You just love that god of yours don't you?
I got news for you...he's a man, not a god. And he's going to dig the country deeper and deeper into debt. Even if he is able to turn things around, the economy will fail again in 4-5 years and it will fail worse than it has/is this time.
The necessary and proper clause is contentious. History favors the the elastic interpretation stemming back to McCulloch v Maryland. According to Justice Marshall, "the Necessary and Proper Clause does not require that all federal laws be necessary and proper. Federal laws that are enacted directly pursuant to one of the express, enumerated powers need not comply with the Necessary and Proper Clause. As Marshall put it, this Clause "purport[s] to enlarge, not to diminish the powers vested in the government. It purports to be an additional power, not a restriction on those already granted."
This ruling is contentious since it does go against the heart of limited federal government, strict interpretation of the Constitution, and the definition of enumerated powers, which many Founding Fathers endorsed.
I got news for you...he's a man, not a god. And he's going to dig the country deeper and deeper into debt. Even if he is able to turn things around, the economy will fail again in 4-5 years and it will fail worse than it has/is this time.
Yes, let's take our guiding document out every year and just amend it every time we want to adapt to the times... that sounds swell... let's go through that process EVERY year.
No need.
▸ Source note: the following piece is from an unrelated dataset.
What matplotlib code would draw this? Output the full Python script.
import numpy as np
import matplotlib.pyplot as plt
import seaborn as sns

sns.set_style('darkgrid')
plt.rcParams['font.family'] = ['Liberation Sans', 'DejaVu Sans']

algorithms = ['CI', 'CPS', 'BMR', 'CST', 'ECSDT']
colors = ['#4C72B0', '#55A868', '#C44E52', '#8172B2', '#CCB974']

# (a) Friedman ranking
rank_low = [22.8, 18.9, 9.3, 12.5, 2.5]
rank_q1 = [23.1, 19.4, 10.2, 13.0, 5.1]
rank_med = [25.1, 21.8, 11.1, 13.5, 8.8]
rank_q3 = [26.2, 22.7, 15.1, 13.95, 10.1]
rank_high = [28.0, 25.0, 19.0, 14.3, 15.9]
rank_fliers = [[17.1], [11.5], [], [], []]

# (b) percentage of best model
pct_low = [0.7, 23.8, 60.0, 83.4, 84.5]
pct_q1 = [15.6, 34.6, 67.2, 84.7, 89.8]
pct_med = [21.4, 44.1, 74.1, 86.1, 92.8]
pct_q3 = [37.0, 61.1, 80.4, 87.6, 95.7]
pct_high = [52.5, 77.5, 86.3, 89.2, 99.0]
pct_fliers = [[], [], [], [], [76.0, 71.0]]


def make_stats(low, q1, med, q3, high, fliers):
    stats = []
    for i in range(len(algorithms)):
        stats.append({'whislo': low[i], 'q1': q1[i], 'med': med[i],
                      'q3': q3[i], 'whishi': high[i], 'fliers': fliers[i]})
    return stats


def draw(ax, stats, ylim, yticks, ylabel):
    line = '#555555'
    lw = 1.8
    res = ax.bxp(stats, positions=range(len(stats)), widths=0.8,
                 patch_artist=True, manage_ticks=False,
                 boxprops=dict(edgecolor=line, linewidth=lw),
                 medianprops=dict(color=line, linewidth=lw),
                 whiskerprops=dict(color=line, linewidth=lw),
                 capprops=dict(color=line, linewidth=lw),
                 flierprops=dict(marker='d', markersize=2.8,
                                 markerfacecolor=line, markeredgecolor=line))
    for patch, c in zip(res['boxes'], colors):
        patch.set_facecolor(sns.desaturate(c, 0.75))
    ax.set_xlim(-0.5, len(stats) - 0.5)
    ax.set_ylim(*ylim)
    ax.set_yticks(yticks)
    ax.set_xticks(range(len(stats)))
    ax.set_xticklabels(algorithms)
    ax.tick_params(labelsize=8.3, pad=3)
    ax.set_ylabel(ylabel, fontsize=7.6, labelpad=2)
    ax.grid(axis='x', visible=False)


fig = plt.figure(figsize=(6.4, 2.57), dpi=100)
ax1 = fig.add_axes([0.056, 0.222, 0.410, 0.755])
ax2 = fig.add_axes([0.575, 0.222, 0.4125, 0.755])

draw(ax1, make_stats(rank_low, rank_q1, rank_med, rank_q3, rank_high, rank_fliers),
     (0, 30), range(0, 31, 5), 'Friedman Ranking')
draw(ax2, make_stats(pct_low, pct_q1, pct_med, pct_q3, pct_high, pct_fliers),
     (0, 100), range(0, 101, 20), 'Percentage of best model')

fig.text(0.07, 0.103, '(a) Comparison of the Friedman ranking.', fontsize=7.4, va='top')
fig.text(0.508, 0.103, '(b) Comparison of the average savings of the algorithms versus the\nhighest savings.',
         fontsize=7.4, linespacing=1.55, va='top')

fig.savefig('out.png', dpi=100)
The Const is well suited to virtually every situation we have found ourselves in to date, and all we have to do is follow it.
The problem most big-government leftists have with the Constitution, isn't that it forbids solutions to whatever problem we have at the time. Their problem is that it forbids big-government solutions to the problems. It is a fundamentally conservative document which promotes responsibility at the lowest (that is, closest to the people) levels, letting people or groups take care of most of their own problems instead of trying to have government take care of everything.
Our leftists (in both parties) have MAJOR problems with that. But this doesn't mean there are problems with it. It merely means that big-government leftists have problems.